Street Journal has also found that one of the factors responsible for the slow pace of work in the Oyo State civil service is the slothful approach most civil servants have to work. Those who get to the secretariat early to transact business at government offices often have to wait for the workers. Visits to many offices by Street Journal revealed that most offices only open around 8 am with workers strolling in when they should have been behind their desks attending to the day’s work.
Laziness too seems to have become the order of the day. The average government worker would rather not work unless assured that “something” would be given to him or her after the job is done. Though bribes are not often openly demanded, the delay often associated with getting jobs done will make even the most honest person offer one.

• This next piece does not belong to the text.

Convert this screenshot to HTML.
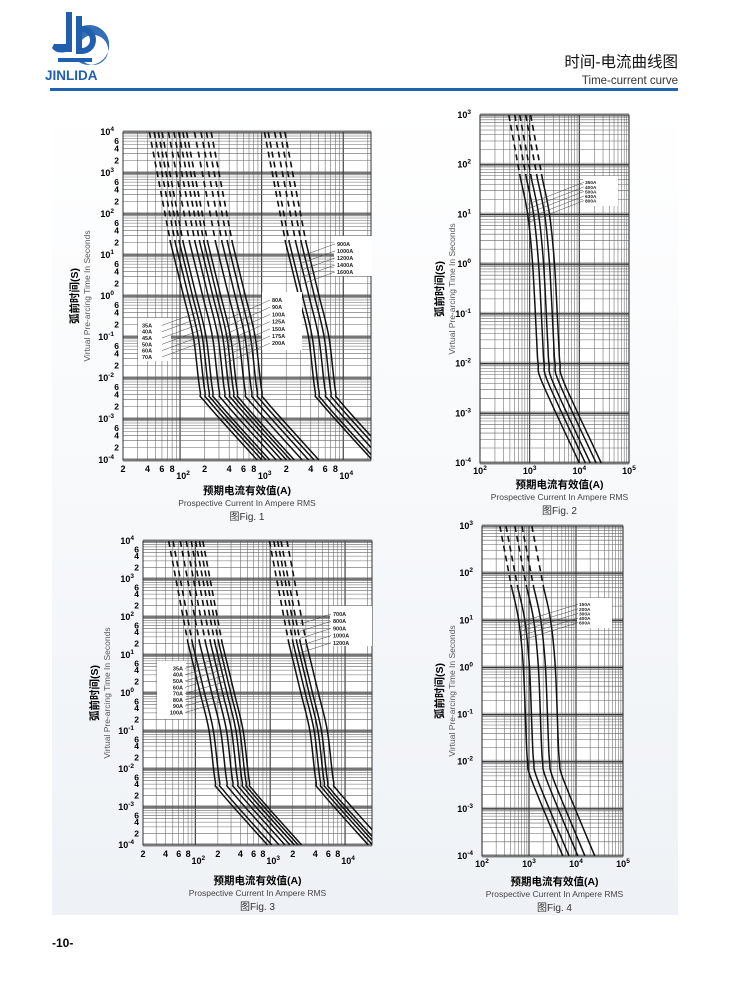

It is an open secret that some civil servants sleep at their duty posts. Some have had to be woken up by visitors to their office. Those who are privileged to have television sets too are often too engrossed by the programmes being viewed that they forget that they are in the office. Apart from being guilty of sleeping on duty, a good number of civil servants on Oyo State’s payroll engage in one illegal trade or the other. Most office refrigerators are not entirely for the use of the office as civil servants capitalize on the opportunity to sell soft drinks and sachet water.

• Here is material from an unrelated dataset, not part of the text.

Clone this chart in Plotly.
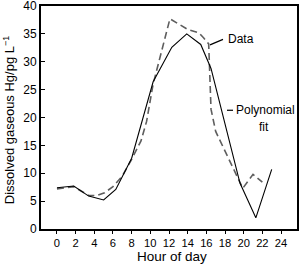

Visitors to government offices often see people from other offices around coming in to buy drinks and snacks from their colleagues even during office hours. Interested visitors too often partake especially when they have to endure long periods of waiting before they eventually get to see the “oga” whose attention they need. As such , visitors to the secretariat at times don’t need to look outside for basic things they might need such as snacks, drinks and even recharge cards. They are readily available, thanks to business minded civil servants.

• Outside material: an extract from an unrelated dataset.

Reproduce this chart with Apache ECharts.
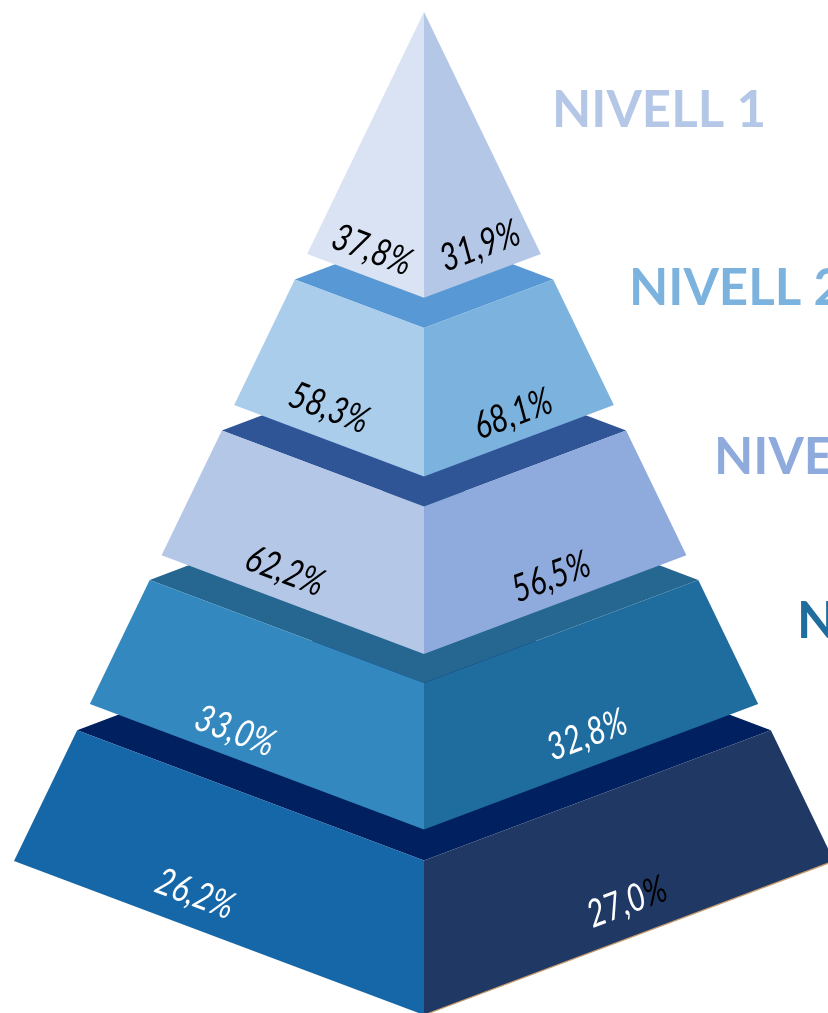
<!DOCTYPE html>
<html>
<head>
<meta charset="utf-8">
<title>Piràmide de nivells</title>
<style>
html, body { margin: 0; padding: 0; background: #ffffff; overflow: hidden; }
#chart { width: 828px; height: 1013px; }
</style>
<script src="https://cdn.jsdelivr.net/npm/echarts@6/dist/echarts.min.js"></script>
</head>
<body>
<div id="chart"></div>
<script>
// values, top level of the pyramid first
var levelNames = ['NIVELL 1', 'NIVELL 2', 'NIVELL 3', 'NIVELL 4'];
var leftValues = [37.8, 58.3, 62.2, 33.0, 26.2];
var rightValues = [31.9, 68.1, 56.5, 32.8, 27.0];

// where each band starts and ends, as a share of the pyramid height
var bandTop = [0, 0.315, 0.493, 0.669, 0.846];
var bandBottom = [0.285, 0.463, 0.64, 0.815, 1];

// pyramid shape in axis units
var centerX = 424, apexY = 12, shapeWidth = 410, shapeHeight = 849, shapeDepth = 154;

var ledgeColors = [null, '#5898D4', '#2F5597', '#256791', '#002060'];
var leftColors = ['#DAE3F3', '#A9CDEB', '#B4C7E7', '#3288BF', '#1667A8'];
var rightColors = ['#B4C7E7', '#7CB3DE', '#8FAADC', '#1F6C9E', '#203864'];
var nameColors = ['#B4C7E7', '#7CB3DE', '#8FAADC', '#1F6C9E'];
var valueColors = ['#000000', '#000000', '#000000', '#ffffff', '#ffffff'];

var namePos = [[552, 111], [629, 289], [714, 458], [797, 622]];
var leftLabelPos = [[372, 250], [329, 408], [285, 571], [235, 731], [195, 894]];
var rightLabelPos = [[480, 246], [513, 414], [551, 577], [587, 735], [627, 902]];

var slant = Math.atan(0.378);

function cut(t) {
    var side = apexY + t * shapeHeight;
    return { w: t * shapeWidth, side: side, front: side + t * shapeDepth };
}

function formatValue(v) {
    return v.toFixed(1).replace('.', ',') + '%';
}

function renderLevel(params, api) {
    var i = api.value(0);
    var top = cut(bandTop[i]);
    var bottom = cut(bandBottom[i]);
    var children = [];

    function poly(points, color) {
        children.push({
            type: 'polygon',
            shape: { points: points.map(function (p) { return api.coord(p); }) },
            style: { fill: color }
        });
    }

    function label(pos, text, rotation, color) {
        var c = api.coord(pos);
        var style = {
            text: text,
            fill: color,
            font: 'italic 33px Lato',
            align: 'center',
            verticalAlign: 'middle'
        };
        // the % of the bottom right band sits dark on the navy face in the original
        if (i === 4 && rotation > 0) {
            style.text = '{a|' + text.slice(0, -1) + '}{b|%}';
            style.rich = {
                a: { fill: color, font: 'italic 33px Lato' },
                b: { fill: '#000000', font: 'italic 33px Lato' }
            };
        }
        children.push({
            type: 'text',
            x: c[0],
            y: c[1],
            rotation: rotation,
            scaleX: 0.92,
            scaleY: 1.15,
            style: style
        });
    }

    if (ledgeColors[i]) {
        poly([
            [centerX - top.w, top.side],
            [centerX, top.side - top.w * 0.378],
            [centerX + top.w, top.side],
            [centerX, top.front]
        ], ledgeColors[i]);
    }

    poly([
        [centerX, top.front],
        [centerX - top.w, top.side],
        [centerX - bottom.w, bottom.side],
        [centerX, bottom.front]
    ], leftColors[i]);

    poly([
        [centerX, top.front],
        [centerX + top.w, top.side],
        [centerX + bottom.w, bottom.side],
        [centerX, bottom.front]
    ], rightColors[i]);

    // thin orange edge under the right face of the base
    if (i === leftValues.length - 1) {
        children.push({
            type: 'polyline',
            shape: {
                points: [
                    api.coord([centerX, bottom.front]),
                    api.coord([centerX + bottom.w, bottom.side])
                ]
            },
            style: { stroke: '#C49A6C', lineWidth: 1.2, fill: null }
        });
    }

    label(leftLabelPos[i], formatValue(api.value(1)), -slant, valueColors[i]);
    label(rightLabelPos[i], formatValue(api.value(2)), slant, valueColors[i]);

    if (levelNames[i]) {
        var n = api.coord(namePos[i]);
        children.push({
            type: 'text',
            x: n[0],
            y: n[1],
            style: {
                text: levelNames[i],
                fill: nameColors[i],
                font: 'bold 51px Lato',
                align: 'left',
                verticalAlign: 'middle'
            }
        });
    }

    return { type: 'group', children: children };
}

// bottom band first, so the upper bands cover the ledges behind them
var rows = [];
for (var i = leftValues.length - 1; i >= 0; i--) {
    rows.push([i, leftValues[i], rightValues[i]]);
}

var chart = echarts.init(document.getElementById('chart'));
chart.setOption({
    animation: false,
    backgroundColor: '#ffffff',
    grid: { left: 0, right: 0, top: 0, bottom: 0 },
    xAxis: { type: 'value', min: 0, max: 828, show: false },
    yAxis: { type: 'value', min: 0, max: 1013, inverse: true, show: false },
    series: [{
        type: 'custom',
        coordinateSystem: 'cartesian2d',
        clip: false,
        renderItem: renderLevel,
        encode: { x: 1, y: 2 },
        data: rows
    }]
});
</script>
</body>
</html>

In Oyo State, the civil service seems to have suddenly become attractive as many see it as the only way to get paid without working. A good number of civil servants are in one institution or the other pursuing full-time academic degrees.
Street Journal’s findings point in the direction that the government loses amounts running into millions of Naira to absentee workers who get paid for doing just nothing. There are also ghost workers in the civil service. Street Journal found out that most of the ghost workers are bred by those in the senior cadre. They include friends and allies as well as some who have either died or left service. They are however enjoying the benevolence of the government on a monthly basis. It was also found out that some names on the rolls in some departments are out rightly fictitious and what becomes of the payments that accrue to such fictitious workers can only be explained by the officials that head such departments.
It was also found out that a good number of civil servants use their positions to make extra cash for themselves, and this too occurs from the lowest to the most senior. The messenger obviously expects something after helping to take a file to his boss. Contractors are often the ones at the receiving end of this as they have to “drop something” for everyone in the office where the contract is to be approved. It has also been alleged that mafia cliques exist in almost every department of the civil service in Oyo State. Members of the closely knitted cliques are the ones who usually decide whether a new boss stays in an office or not.
Street Journal gathered that quite a number of administrative appointments have been frustrated by cliques. Findings revealed that apart from giving uncooperative attitudes to seniors who are disliked by members of the mafia, they sometimes go as far as writing anonymous petitions against such superiors. This attitude might have led to the believe in some quarters while discharging their duties, most civil servants in Oyo State put personal interests above that of the state.